* EXERCISE DETAILS *
In the material below, find every line with "matplotlib" and pull it out.

---- MATERIAL FOR THE TASK

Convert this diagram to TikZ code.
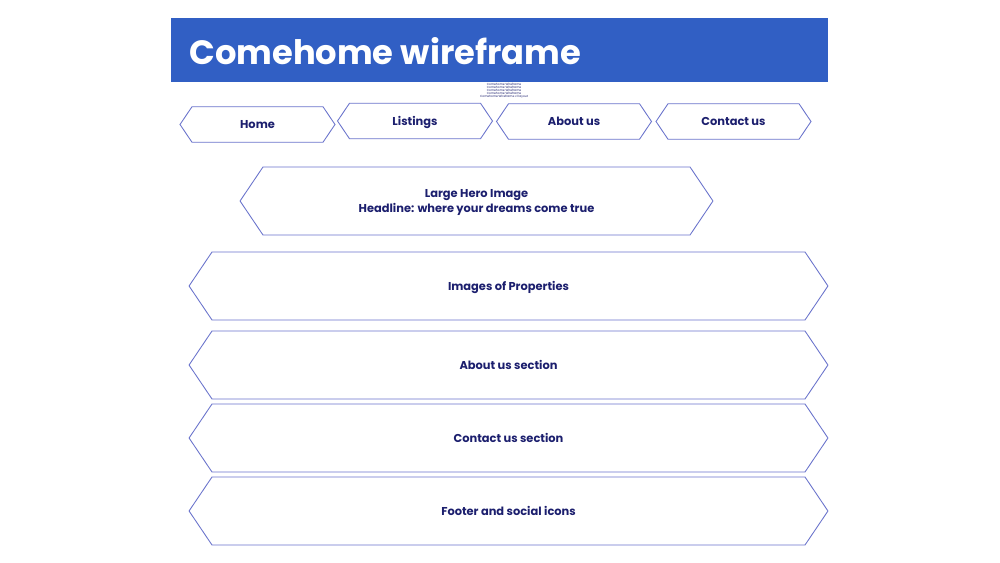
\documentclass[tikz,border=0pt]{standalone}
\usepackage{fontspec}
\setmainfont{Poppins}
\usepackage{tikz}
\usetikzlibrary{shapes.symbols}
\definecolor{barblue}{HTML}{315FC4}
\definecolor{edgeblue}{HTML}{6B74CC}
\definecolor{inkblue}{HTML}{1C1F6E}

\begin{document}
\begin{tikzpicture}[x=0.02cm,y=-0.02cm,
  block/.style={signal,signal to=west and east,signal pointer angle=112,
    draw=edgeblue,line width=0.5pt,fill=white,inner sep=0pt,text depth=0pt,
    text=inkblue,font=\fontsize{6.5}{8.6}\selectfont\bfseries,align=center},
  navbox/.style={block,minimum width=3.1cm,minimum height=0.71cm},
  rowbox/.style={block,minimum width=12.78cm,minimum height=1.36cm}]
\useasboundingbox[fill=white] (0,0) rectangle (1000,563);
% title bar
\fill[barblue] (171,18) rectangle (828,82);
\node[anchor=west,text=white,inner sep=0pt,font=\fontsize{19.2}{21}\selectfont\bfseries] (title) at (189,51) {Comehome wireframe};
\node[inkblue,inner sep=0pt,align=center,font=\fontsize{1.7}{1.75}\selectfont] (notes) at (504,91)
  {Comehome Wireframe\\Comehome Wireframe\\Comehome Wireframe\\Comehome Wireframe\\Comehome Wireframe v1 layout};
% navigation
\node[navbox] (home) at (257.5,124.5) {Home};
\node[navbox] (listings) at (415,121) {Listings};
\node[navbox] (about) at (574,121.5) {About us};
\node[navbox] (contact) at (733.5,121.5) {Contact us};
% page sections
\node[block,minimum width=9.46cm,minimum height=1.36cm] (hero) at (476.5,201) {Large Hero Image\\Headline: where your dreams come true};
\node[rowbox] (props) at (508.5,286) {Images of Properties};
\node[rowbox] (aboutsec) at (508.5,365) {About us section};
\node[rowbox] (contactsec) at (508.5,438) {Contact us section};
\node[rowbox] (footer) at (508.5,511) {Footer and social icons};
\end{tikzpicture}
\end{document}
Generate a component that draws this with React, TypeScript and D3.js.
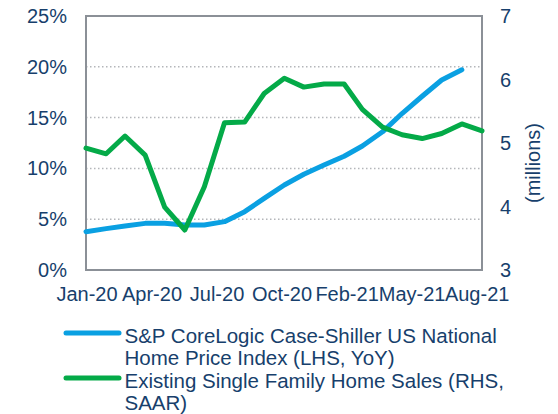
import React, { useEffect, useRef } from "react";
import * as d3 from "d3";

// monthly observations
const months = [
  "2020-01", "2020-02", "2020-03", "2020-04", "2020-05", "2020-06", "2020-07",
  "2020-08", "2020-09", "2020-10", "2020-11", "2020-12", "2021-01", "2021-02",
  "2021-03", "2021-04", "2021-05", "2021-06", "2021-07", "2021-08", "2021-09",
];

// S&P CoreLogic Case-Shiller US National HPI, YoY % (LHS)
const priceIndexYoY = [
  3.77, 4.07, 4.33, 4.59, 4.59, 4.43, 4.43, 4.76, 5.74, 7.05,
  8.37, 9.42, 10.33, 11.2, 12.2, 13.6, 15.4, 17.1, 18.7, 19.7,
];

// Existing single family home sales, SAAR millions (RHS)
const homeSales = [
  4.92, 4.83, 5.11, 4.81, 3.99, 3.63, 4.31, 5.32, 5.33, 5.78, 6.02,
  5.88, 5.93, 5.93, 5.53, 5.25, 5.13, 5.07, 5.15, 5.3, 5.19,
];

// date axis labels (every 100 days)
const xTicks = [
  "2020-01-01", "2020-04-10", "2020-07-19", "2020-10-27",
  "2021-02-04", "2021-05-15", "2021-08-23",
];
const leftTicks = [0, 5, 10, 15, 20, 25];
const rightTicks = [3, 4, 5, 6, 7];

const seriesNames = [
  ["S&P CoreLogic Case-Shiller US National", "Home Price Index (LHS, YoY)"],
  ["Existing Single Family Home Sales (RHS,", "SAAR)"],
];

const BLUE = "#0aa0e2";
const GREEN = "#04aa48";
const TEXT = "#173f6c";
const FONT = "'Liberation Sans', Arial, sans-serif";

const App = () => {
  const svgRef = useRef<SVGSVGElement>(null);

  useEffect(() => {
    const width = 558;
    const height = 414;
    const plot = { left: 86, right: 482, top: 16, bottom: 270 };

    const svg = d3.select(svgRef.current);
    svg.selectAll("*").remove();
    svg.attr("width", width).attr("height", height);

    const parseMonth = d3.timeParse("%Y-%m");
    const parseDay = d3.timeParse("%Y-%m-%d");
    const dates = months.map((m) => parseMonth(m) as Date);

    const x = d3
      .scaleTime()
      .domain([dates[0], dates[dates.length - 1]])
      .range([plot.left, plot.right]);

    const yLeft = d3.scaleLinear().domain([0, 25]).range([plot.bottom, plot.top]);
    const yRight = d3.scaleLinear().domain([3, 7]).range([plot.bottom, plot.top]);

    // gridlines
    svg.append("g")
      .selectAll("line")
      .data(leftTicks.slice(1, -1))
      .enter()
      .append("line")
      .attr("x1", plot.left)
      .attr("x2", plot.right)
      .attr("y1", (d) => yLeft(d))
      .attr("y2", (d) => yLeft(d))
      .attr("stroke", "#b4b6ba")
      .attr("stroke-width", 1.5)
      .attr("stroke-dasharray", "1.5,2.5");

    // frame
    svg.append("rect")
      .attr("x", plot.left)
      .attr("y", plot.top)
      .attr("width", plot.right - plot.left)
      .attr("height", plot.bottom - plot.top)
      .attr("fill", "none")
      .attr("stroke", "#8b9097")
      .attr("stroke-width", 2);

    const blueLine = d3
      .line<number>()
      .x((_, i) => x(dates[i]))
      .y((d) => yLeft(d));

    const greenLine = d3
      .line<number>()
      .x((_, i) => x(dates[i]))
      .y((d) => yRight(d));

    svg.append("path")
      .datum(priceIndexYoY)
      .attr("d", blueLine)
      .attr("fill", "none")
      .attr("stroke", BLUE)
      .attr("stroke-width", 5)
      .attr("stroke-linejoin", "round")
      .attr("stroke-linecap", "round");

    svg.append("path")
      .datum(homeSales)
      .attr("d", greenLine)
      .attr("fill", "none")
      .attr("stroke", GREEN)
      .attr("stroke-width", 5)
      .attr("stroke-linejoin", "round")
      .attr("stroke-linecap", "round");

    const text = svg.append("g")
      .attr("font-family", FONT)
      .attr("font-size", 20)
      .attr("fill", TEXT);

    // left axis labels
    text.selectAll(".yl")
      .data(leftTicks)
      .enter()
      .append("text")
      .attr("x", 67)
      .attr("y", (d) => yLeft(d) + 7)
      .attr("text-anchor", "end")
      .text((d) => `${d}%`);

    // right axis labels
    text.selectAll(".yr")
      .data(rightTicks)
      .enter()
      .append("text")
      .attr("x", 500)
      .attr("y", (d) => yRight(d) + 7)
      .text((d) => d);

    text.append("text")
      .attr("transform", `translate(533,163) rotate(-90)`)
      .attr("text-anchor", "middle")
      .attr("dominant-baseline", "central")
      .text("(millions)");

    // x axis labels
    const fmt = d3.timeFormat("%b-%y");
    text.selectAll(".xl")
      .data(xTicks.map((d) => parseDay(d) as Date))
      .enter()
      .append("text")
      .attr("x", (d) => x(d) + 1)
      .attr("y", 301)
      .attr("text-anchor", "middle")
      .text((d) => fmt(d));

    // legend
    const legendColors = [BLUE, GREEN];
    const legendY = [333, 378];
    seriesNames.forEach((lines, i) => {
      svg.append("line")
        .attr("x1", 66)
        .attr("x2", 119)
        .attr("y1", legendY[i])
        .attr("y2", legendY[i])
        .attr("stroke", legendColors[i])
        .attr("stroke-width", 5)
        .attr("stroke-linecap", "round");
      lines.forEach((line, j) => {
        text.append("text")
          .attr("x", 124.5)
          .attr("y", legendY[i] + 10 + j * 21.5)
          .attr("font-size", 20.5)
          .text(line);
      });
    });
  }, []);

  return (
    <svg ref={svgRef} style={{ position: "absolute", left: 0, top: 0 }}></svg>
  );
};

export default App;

--------
---- MATERIAL FOR THE TASK

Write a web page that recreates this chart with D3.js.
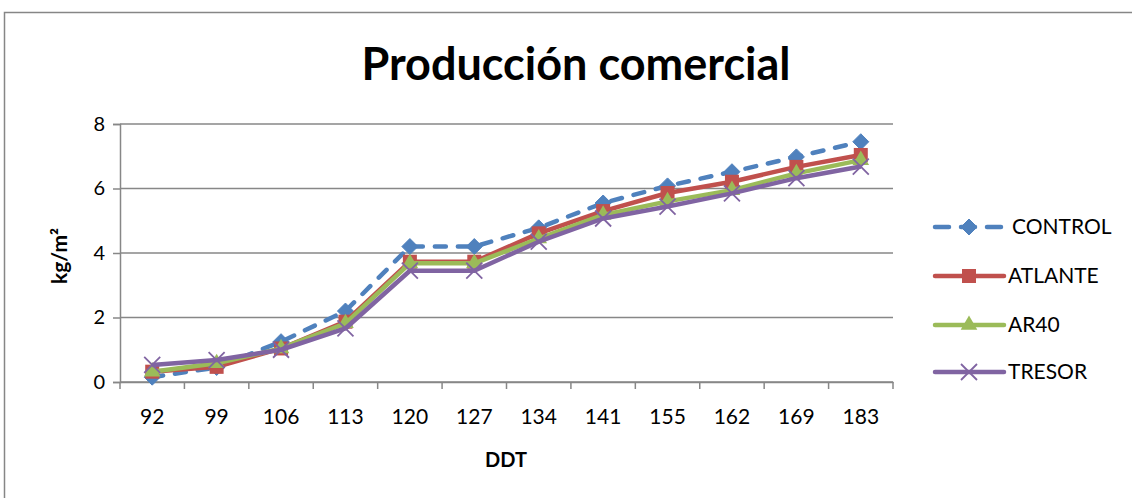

--------
---- MATERIAL FOR THE TASK

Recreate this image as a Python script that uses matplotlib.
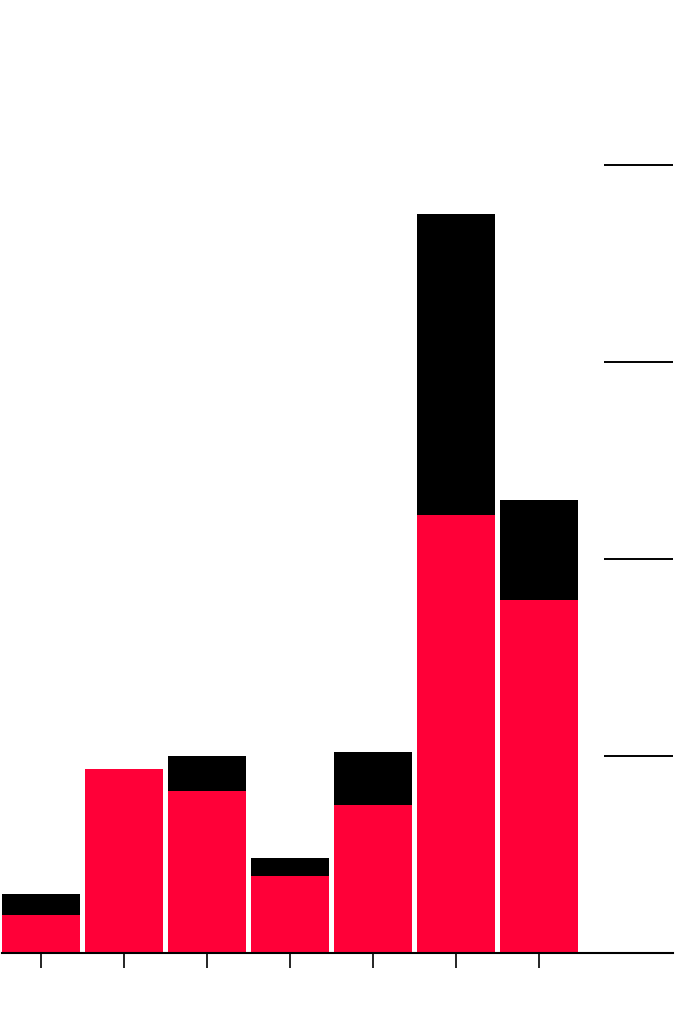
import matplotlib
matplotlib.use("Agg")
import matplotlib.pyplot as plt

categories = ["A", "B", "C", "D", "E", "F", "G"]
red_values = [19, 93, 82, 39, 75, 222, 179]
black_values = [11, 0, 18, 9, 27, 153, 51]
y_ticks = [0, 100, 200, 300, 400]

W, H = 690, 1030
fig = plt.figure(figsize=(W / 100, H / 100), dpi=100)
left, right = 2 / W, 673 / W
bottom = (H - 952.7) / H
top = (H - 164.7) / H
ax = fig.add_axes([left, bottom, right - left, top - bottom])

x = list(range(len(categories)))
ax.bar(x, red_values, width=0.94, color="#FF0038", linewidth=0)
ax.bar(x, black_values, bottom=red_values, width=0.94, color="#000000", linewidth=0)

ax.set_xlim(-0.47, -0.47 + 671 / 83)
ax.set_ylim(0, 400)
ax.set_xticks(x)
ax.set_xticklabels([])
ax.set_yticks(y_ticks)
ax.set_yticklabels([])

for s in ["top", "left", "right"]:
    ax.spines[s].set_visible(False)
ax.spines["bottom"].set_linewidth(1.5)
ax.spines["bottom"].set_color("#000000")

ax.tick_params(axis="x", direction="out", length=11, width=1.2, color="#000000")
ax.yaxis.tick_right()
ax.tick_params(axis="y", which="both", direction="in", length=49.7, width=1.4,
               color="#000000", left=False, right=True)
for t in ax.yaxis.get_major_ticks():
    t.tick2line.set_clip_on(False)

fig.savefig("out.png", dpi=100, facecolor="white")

--------

* CORRECT RESPONSE *
Recreate this image as a Python script that uses matplotlib.
import matplotlib
matplotlib.use("Agg")
import matplotlib.pyplot as plt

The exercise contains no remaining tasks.